-- begin --
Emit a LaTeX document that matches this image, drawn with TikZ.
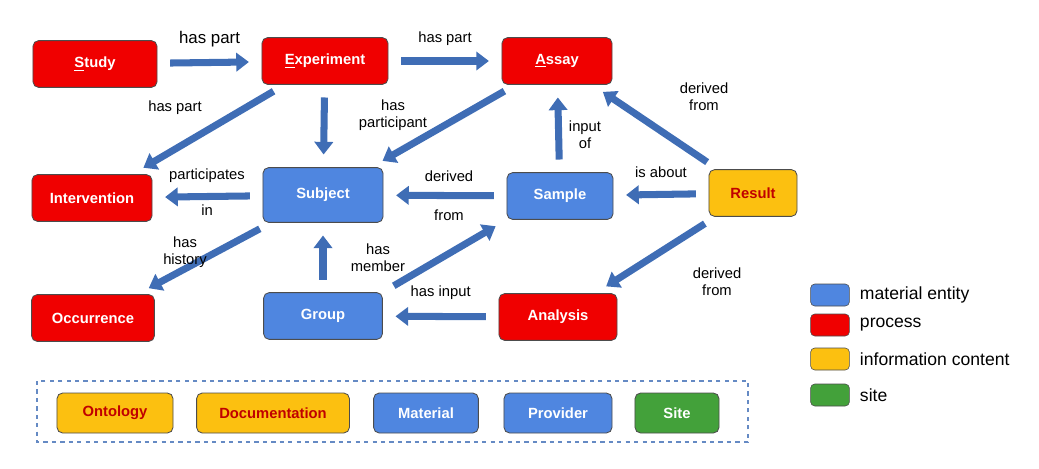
\documentclass[tikz,border=0pt]{standalone}
\usepackage{fontspec}
\setmainfont{Liberation Sans}
\usetikzlibrary{arrows.meta}
\definecolor{procred}{HTML}{F00000}
\definecolor{matblue}{HTML}{4F86E0}
\definecolor{infoyel}{HTML}{FCC010}
\definecolor{sitegreen}{HTML}{43A13A}
\definecolor{arrowblue}{HTML}{3F6DB5}
\definecolor{txtred}{HTML}{C00000}
\tikzset{
  box/.style={draw=black!70, rounded corners=4pt, minimum height=1.17cm, font=\fontsize{10.5}{12}\selectfont\bfseries, line width=0.6pt},
  process/.style={box, fill=procred, text=white},
  material/.style={box, fill=matblue, text=white},
  info/.style={box, fill=infoyel, text=txtred},
  site/.style={box, fill=sitegreen, text=white},
  rel/.style={line width=5pt, draw=arrowblue, -{Triangle[length=9pt,width=13pt]}, shorten <=9pt, shorten >=9pt},
  lbl/.style={font=\fontsize{10.5}{12}\selectfont, align=center},
  key/.style={draw=black!70, rounded corners=3pt, minimum width=0.97cm, minimum height=0.55cm}
}
\begin{document}
\begin{tikzpicture}[x=0.025cm, y=-0.025cm]
\useasboundingbox (0,0) rectangle (1039,468);

% Define nodes
\node[process, minimum width=3.1cm] (study) at (95,64) {\underline{S}tudy};
\node[process, minimum width=3.15cm] (experiment) at (325,61) {\underline{E}xperiment};
\node[process, minimum width=2.75cm] (assay) at (557,61) {\underline{A}ssay};
\node[process, minimum width=3.0cm] (intervention) at (92,198) {Intervention};
\node[material, minimum width=3.0cm, minimum height=1.37cm] (subject) at (323,195) {Subject};
\node[material, minimum width=2.65cm] (sample) at (560,196) {Sample};
\node[info, minimum width=2.2cm] (result) at (753,193) {Result};
\node[process, minimum width=3.07cm] (occurrence) at (93,318) {Occurrence};
\node[material, minimum width=2.97cm] (group) at (323,316) {Group};
\node[process, minimum width=2.95cm] (analysis) at (558,317) {Analysis};

% Connect the nodes
\draw[rel] (study) -- (experiment) node[midway, above=5pt, font=\fontsize{12}{14}\selectfont] {has part};
\draw[rel] (experiment) -- (assay) node[midway, above=5pt, lbl] {has part};
\draw[rel] (experiment) -- (intervention);
\node[lbl] (l-exp-int) at (175,108) {has part};
\draw[rel] (experiment) -- (subject);
\node[lbl] (l-exp-sub) at (393,115) {has\\participant};
\draw[rel] (assay) -- (subject);
\draw[rel] (sample) -- (assay);
\node[lbl] (l-sam-ass) at (585,135) {input\\of};
\draw[rel] (result) -- (assay);
\node[lbl] (l-res-ass) at (704,97) {derived\\from};
\draw[rel] (result) -- (sample) node[midway, above=6pt, lbl] {is about};
\draw[rel] (sample) -- (subject);
\node[lbl] (l-sam-sub1) at (449,176) {derived};
\node[lbl] (l-sam-sub2) at (449,215) {from};
\draw[rel] (subject) -- (intervention);
\node[lbl] (l-sub-int1) at (207,176) {participates};
\node[lbl] (l-sub-int2) at (207,210) {in};
\draw[rel] (subject) -- (occurrence);
\node[lbl] (l-sub-occ) at (185,252) {has\\history};
\draw[rel] (group) -- (subject);
\node[lbl] (l-grp-sub) at (378,258) {has\\member};
\draw[rel] (group.north east) -- (sample.south west);
\draw[rel] (analysis) -- (group) node[midway, above=6pt, lbl] {has input};
\draw[rel] (result) -- (analysis);
\node[lbl] (l-res-ana) at (717,282) {derived\\from};

% Resources
\draw[dashed, draw=arrowblue!80, line width=0.8pt] (37,381) rectangle (748,442);
\node[info, minimum width=2.9cm, minimum height=1.0cm] (ontology) at (115,413) {Ontology};
\node[info, minimum width=3.82cm, minimum height=1.0cm] (documentation) at (273,413) {Documentation};
\node[material, minimum width=2.62cm, minimum height=1.0cm] (material) at (426,413) {Material};
\node[material, minimum width=2.7cm, minimum height=1.0cm] (provider) at (558,413) {Provider};
\node[site, minimum width=2.1cm, minimum height=1.0cm] (site) at (677,413) {Site};

% Legend
\foreach \c/\t/\y in {matblue/material entity/295, procred/process/325, infoyel/information content/359, sitegreen/site/395}{
  \node[key, fill=\c] (key-\y) at (830,\y) {};
  \node[anchor=west, font=\fontsize{12.5}{14}\selectfont] at (855,\y) {\t};
}
\end{tikzpicture}
\end{document}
-- end --
▶ **EXERCISE OBJECTIVE**
Would you reproduce the lines above, from the very first through the line containing "minimum width=2.95cm] (analysis)", exactly and without the pictures?

▶ **RESULT OF THIS TASK**
Emit a LaTeX document that matches this image, drawn with TikZ.
\documentclass[tikz,border=0pt]{standalone}
\usepackage{fontspec}
\setmainfont{Liberation Sans}
\usetikzlibrary{arrows.meta}
\definecolor{procred}{HTML}{F00000}
\definecolor{matblue}{HTML}{4F86E0}
\definecolor{infoyel}{HTML}{FCC010}
\definecolor{sitegreen}{HTML}{43A13A}
\definecolor{arrowblue}{HTML}{3F6DB5}
\definecolor{txtred}{HTML}{C00000}
\tikzset{
  box/.style={draw=black!70, rounded corners=4pt, minimum height=1.17cm, font=\fontsize{10.5}{12}\selectfont\bfseries, line width=0.6pt},
  process/.style={box, fill=procred, text=white},
  material/.style={box, fill=matblue, text=white},
  info/.style={box, fill=infoyel, text=txtred},
  site/.style={box, fill=sitegreen, text=white},
  rel/.style={line width=5pt, draw=arrowblue, -{Triangle[length=9pt,width=13pt]}, shorten <=9pt, shorten >=9pt},
  lbl/.style={font=\fontsize{10.5}{12}\selectfont, align=center},
  key/.style={draw=black!70, rounded corners=3pt, minimum width=0.97cm, minimum height=0.55cm}
}
\begin{document}
\begin{tikzpicture}[x=0.025cm, y=-0.025cm]
\useasboundingbox (0,0) rectangle (1039,468);

% Define nodes
\node[process, minimum width=3.1cm] (study) at (95,64) {\underline{S}tudy};
\node[process, minimum width=3.15cm] (experiment) at (325,61) {\underline{E}xperiment};
\node[process, minimum width=2.75cm] (assay) at (557,61) {\underline{A}ssay};
\node[process, minimum width=3.0cm] (intervention) at (92,198) {Intervention};
\node[material, minimum width=3.0cm, minimum height=1.37cm] (subject) at (323,195) {Subject};
\node[material, minimum width=2.65cm] (sample) at (560,196) {Sample};
\node[info, minimum width=2.2cm] (result) at (753,193) {Result};
\node[process, minimum width=3.07cm] (occurrence) at (93,318) {Occurrence};
\node[material, minimum width=2.97cm] (group) at (323,316) {Group};
\node[process, minimum width=2.95cm] (analysis) at (558,317) {Analysis};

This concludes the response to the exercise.